01.09.2012 EKSTRAKLASA 2012/2013
Widzew Łódź - GKS Bełchatów 1:0

Third match, third consecutive win. "Enter The Dragon" looks adequate enough. The achievement is the more impressive the longer you scrutinize the resources currently available at Widzew. It looks as if this sort of season opening was facilitated by just a very solid goalkeeper and same time the team's captain Maciej Mielcarz (called by the fans in a somewaht familiarised fashion as "Maciek"), a greenhorn Jakub Bartkowski operating on the left side and Marcin Kaczmarek - a midfield veteran working extremely hard across the length and breadth of the pitch.
The guests had come to Lodz not to primarily lose and pretended, quite unnecessarily, to be non-existing in the first half. Apart from a literally single opportunity (the ball hit the post) the team played a sluggish football and a particularly ponderous Kosowski (the only Belchatow "star") was exposing himself to a pretty unrefined teasing : "Take the wig off!".
Some tough exposure appeared also the be a bitter fate of the guests team coach - the audience from the sectors most proximate to the substitute bench permanently and specificly imputet Mr Kiereś his boots being made of a snake skin. The Lodz fans complained also the allegendly only reason for the coach to wear a suit: namely a visit to the voivodship capital hence a metropoly compared with peripherial Belchatow. Indeed, Mr Kiereś looked a bit provincial on that Saturday afternoon. Supposedly, the clothes do not make a man on the one hand whilst what you see is what to get on the other one. The world is brutal.
The Belchatow coach said in the media conference "the better team had lost the match". He probably meant the second half where his team indeed was keeping up the pace and skill, at times creating opportunities in the Widzew penalty area. The facts can not be denied though: three games, three defeats so the situation extremely different vs. the Lodz team statistics quoted above. I have no specific complaints versus GKS but every now and then I am wondering - what actually justifies existence of such a team? Home match attendance marginable, no big traditions, most of the Belchatow football fans support one of the Lodz teams anyway.
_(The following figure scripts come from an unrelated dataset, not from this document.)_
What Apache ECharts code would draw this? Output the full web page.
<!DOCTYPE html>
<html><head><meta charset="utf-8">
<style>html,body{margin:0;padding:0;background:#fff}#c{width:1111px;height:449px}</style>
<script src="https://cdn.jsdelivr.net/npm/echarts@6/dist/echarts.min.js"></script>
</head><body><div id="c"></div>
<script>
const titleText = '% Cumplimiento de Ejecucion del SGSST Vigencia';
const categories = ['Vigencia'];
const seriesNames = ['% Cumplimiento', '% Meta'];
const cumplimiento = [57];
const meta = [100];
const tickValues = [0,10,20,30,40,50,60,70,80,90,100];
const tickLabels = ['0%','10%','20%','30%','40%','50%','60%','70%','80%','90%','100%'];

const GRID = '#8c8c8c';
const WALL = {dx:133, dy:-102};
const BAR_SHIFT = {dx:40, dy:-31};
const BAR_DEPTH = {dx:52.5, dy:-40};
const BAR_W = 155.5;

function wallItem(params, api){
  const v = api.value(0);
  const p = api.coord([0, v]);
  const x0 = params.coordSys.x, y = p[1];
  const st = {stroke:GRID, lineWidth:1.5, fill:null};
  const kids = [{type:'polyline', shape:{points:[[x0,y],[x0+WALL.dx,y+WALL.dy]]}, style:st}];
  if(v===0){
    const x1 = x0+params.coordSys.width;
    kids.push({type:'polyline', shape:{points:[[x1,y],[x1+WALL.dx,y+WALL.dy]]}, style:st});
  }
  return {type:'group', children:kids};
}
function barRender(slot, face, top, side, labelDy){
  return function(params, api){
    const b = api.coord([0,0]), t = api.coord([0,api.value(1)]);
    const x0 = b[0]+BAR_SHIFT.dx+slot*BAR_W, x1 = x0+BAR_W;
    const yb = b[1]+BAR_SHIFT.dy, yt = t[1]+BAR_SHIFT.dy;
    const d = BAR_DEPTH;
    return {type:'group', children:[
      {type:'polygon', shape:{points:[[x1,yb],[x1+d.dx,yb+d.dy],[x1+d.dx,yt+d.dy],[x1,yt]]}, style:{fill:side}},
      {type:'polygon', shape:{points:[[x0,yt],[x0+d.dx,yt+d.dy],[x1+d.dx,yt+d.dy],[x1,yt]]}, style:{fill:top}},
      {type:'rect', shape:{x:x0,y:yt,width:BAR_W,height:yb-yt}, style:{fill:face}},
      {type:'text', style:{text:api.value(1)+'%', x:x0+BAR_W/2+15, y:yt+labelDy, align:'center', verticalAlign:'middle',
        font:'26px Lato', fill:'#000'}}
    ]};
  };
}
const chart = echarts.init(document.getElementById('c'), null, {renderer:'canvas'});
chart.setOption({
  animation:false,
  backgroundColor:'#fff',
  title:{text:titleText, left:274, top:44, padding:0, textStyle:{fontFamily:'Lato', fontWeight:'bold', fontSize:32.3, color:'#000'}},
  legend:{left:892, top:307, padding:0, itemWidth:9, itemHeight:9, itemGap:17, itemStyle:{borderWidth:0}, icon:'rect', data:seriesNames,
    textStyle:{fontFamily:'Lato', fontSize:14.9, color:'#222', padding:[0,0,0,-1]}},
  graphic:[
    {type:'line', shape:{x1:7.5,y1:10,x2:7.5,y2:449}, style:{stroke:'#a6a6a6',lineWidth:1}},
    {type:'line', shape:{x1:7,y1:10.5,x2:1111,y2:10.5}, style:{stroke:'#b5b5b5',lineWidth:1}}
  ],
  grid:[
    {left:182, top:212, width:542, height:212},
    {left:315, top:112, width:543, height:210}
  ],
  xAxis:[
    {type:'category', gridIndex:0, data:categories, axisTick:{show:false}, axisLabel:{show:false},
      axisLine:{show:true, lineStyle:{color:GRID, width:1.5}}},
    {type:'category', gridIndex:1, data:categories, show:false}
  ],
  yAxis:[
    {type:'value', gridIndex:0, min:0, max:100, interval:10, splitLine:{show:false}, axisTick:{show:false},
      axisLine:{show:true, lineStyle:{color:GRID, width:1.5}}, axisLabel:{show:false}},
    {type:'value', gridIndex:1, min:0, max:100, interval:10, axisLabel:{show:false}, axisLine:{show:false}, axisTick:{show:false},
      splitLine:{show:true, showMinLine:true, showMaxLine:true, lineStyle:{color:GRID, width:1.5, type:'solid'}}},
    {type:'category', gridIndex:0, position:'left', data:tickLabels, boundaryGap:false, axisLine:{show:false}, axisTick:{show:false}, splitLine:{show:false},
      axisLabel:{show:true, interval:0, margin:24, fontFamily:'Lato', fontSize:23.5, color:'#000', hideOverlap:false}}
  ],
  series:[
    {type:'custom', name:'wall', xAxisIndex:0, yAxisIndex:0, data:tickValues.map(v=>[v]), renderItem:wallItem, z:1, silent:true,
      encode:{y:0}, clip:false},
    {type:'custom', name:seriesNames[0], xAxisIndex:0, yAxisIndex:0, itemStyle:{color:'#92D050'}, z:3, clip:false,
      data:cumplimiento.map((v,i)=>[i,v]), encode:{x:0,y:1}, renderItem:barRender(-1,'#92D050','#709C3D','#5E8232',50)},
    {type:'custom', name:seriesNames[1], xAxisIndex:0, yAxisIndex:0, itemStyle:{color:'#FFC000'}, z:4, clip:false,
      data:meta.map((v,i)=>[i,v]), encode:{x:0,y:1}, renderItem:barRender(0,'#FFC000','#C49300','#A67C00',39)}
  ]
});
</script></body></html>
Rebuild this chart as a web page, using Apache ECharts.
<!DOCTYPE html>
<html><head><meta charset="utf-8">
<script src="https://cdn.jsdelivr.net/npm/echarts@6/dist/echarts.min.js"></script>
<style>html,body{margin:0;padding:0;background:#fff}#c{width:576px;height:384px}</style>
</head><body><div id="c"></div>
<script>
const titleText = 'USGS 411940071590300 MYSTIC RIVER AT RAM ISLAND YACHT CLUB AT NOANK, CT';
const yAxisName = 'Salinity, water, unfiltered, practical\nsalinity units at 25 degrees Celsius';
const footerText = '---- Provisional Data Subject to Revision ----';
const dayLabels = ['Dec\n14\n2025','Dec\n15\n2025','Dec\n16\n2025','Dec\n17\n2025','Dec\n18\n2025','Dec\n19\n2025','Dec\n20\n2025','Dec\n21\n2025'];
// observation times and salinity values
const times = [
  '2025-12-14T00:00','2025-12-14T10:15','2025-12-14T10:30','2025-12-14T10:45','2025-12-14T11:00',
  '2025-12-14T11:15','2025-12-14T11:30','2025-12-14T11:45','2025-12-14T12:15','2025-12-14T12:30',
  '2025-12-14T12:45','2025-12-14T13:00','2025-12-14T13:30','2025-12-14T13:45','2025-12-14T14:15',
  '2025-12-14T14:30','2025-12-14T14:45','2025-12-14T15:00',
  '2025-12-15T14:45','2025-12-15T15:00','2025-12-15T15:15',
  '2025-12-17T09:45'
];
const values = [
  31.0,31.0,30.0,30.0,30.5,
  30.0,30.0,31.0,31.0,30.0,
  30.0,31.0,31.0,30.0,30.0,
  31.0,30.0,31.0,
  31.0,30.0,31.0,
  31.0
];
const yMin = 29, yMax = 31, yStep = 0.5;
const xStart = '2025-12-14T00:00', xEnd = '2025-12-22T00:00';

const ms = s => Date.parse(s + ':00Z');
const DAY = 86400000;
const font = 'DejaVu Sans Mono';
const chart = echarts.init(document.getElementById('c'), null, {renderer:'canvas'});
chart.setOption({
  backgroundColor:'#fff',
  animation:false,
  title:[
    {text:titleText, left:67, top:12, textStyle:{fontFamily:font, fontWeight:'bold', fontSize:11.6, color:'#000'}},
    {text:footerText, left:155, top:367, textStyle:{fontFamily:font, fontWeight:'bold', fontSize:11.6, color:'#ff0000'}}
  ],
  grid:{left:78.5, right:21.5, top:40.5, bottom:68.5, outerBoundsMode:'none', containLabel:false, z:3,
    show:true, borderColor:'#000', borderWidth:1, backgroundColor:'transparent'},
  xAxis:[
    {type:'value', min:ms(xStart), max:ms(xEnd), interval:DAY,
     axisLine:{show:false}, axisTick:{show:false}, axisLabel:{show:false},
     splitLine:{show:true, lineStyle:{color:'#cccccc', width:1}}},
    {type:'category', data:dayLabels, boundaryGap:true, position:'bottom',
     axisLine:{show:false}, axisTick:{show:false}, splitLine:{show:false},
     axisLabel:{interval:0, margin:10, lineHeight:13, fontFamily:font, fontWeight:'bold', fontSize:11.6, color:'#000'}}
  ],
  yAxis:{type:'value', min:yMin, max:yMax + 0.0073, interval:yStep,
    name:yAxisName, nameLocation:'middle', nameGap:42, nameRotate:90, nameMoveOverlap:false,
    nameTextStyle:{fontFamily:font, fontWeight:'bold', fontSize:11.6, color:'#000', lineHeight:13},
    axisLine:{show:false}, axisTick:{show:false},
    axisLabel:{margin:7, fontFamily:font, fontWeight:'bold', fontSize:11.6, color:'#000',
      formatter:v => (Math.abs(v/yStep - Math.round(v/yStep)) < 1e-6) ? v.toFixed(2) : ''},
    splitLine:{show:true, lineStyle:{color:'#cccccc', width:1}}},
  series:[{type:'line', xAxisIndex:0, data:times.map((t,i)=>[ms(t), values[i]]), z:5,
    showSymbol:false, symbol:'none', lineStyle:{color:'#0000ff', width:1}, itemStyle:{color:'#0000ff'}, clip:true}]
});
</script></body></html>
The question is valid for several teams in Poland and this seems to be one of the core issues the Polish football has been facing for decades however this is the theme for some separate considerations.
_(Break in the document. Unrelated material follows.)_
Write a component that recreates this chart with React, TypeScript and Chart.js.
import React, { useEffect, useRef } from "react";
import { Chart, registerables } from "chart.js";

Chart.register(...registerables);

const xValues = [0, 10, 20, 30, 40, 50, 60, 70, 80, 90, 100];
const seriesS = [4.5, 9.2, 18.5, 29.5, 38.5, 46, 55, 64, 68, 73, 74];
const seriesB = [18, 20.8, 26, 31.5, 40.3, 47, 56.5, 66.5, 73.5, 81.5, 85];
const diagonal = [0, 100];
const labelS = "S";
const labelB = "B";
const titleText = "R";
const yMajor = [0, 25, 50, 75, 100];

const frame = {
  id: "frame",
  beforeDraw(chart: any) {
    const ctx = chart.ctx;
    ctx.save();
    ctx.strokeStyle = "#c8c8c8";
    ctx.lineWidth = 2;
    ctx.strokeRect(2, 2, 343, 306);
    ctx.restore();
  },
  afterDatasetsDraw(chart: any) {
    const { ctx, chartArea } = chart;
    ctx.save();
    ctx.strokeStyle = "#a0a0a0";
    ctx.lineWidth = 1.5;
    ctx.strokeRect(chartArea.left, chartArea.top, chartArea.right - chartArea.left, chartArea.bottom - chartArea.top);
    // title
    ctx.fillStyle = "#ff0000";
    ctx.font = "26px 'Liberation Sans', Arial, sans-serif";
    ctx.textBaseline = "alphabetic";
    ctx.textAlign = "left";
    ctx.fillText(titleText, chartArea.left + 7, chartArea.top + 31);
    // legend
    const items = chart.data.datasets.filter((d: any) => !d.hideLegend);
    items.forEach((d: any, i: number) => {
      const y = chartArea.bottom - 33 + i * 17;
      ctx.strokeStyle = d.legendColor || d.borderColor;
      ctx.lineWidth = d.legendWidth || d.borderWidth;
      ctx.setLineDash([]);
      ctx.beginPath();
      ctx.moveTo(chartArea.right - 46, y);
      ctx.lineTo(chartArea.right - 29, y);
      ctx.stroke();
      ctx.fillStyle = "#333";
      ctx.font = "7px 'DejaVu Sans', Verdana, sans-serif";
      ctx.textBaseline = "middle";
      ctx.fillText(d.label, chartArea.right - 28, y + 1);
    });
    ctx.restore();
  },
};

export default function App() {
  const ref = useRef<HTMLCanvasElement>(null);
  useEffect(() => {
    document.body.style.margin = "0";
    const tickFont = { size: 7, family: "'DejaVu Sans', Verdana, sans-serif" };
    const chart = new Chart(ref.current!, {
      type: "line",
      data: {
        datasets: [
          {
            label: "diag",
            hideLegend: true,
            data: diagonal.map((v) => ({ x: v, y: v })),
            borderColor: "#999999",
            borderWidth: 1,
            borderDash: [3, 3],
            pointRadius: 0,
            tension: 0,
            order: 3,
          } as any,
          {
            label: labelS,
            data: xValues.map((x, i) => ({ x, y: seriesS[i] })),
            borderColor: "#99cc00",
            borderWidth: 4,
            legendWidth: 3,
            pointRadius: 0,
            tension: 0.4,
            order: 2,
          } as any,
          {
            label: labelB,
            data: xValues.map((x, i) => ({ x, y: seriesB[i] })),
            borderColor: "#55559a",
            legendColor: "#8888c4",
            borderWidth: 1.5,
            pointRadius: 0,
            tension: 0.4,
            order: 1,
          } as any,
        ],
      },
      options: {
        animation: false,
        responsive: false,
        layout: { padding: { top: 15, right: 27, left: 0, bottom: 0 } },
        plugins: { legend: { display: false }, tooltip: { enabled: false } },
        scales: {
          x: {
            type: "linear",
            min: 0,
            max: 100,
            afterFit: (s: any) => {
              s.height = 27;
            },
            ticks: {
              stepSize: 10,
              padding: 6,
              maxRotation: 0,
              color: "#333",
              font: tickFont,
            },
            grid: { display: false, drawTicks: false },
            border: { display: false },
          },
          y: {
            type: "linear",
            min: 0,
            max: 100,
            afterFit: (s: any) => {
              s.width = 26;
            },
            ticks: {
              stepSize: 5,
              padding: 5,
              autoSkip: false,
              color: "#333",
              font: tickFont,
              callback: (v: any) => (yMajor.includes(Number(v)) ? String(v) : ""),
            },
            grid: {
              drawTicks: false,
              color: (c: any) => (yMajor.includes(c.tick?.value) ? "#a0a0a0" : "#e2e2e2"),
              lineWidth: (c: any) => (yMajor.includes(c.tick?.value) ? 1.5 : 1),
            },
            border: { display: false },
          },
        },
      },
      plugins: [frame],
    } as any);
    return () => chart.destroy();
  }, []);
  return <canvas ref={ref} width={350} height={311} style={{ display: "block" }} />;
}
I am truly impressed with the audience behavior, not just because of singing chain (four sectors were passing the club song from one to another one) but for the overall atmosphere. As in practically every audience dominated by men, one can hardly hear the language of Polish poets, yet everything happened to be within the unspoken boundries with little or no room for rudeness I experienced at the local rivals stadium during the Lodz derby earlier that year. My father-in-law was so much impressed that he claimed to pop into the Widzew stadium in the near future again. This is probably the best evidence for the attitude of an average supporter who has so far felt most comfortably while watching football on the television.